The blast in the northwestern garrison town of Kohat came hours after the Taliban threatened more suicide attacks (on a government and security forces already overwhelmed by the worst flooding in Pakistani history).
A number of houses collapsed from the force of the blast and rescuers sought to dig out their occupants.
Police official Dilawar Khan Bangash said several other people were in critical condition and the death toll could rise.

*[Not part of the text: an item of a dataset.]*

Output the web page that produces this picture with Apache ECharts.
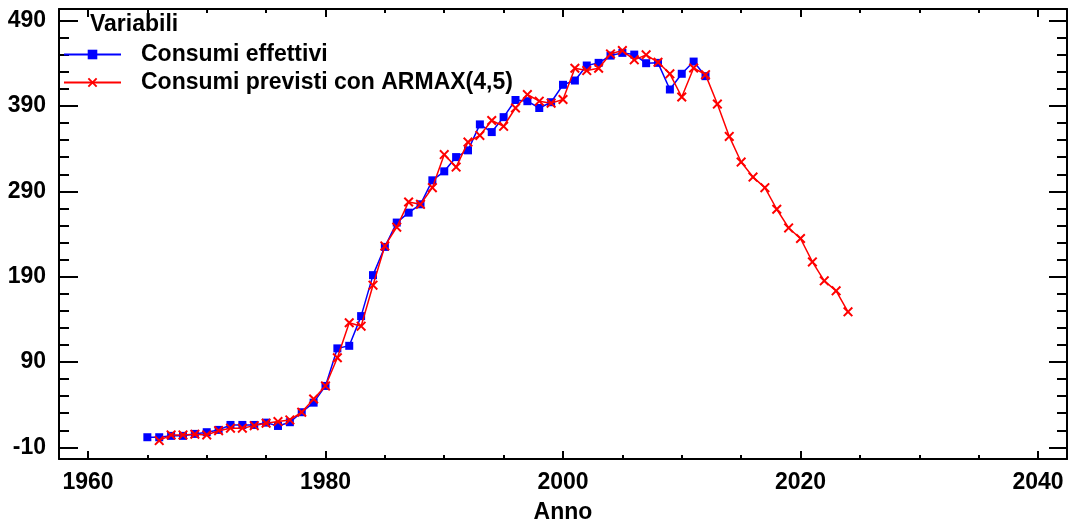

Earlier, local authorities estimated that at least 50 people were injured.
Shortly afterwards, a police patrol hit a roadside bomb in the nearby town of Hangu, and several policemen were wounded.
Prime Minister Yusuf Raza Gilani denounced the Kohat attack as a "most heinous crime against innocent civilians".
"While the nation is passing through difficult times due to devastating floods, these coward criminals have killed innocent Muslims when they were breaking their fast in their homes," Gilani said in a statement.
Islamist militants have killed nearly 120 people in suicide bombings since resuming a bloody campaign last week to topple the government after a one-month lull during the floods.
A Taliban spokesman on Tuesday threatened more suicide attacks on security forces and government offices in response to U.S. drone aircraft strikes on its members in tribal areas.
"Americans are carrying out drone attacks with the permission of Pakistan and we will take revenge with suicide attacks on security forces, police and government offices," Taliban spokesman Azim Tariq told Reuters by telephone from an undisclosed location.
"Drone attacks have killed dozens of innocent women and children but America has never expressed its regret."
Nineteen people, including policemen and children, were killed in a suicide bombing at a police station in the northwestern town of Lakki Marwat on Monday.
Renewed violence and the floods, which have killed more than 1,700 people and made millions homeless, have raised questions about the stability of nuclear-armed Pakistan, which Washington sees as a vital ally in the U.S. war against militancy.
GLOBAL HUB FOR MILITANTS
In the past week, drone attacks killed at least 21 suspected militants in the Waziristan region, which is near the Afghan border and is described as a global hub for militants.
The U.S. has stepped up drone missile strikes in Pakistan's northwestern tribal belt since a Jordanian suicide bomber killed seven CIA employees at a U.S. base in Afghanistan in December.
Last week, U.S. prosecutors charged Hakimullah Mehsud, the leader of the Pakistani Taliban who appeared in a farewell video with the Jordanian, in the plot to kill the CIA employees.
Containing the Taliban will be especially difficult now for the government, which has been widely criticized for its slow response to the floods and is under growing pressure to help rebuild and provide millions of flood victims with compensation.
Pakistan's government is also battling with the perception that any aid money it handles will not reach flood victims.
According to the United Nations, only 22 percent of aid coming to Pakistan is channeled to the government, with the rest administered by the world body, the Red Cross and Red Crescent Movement, and international and Pakistani NGOs.
"People need cash right away to rebuild their homes and their means of making a living," Ajay Chhibber, the U.N. Development Programme's director for Asia and the Pacific, told a news conference in Islamabad.
"Credible oversight and monitoring mechanisms in the country will help to attract more funding resources for the monumental task ahead in all of the flood-affected area."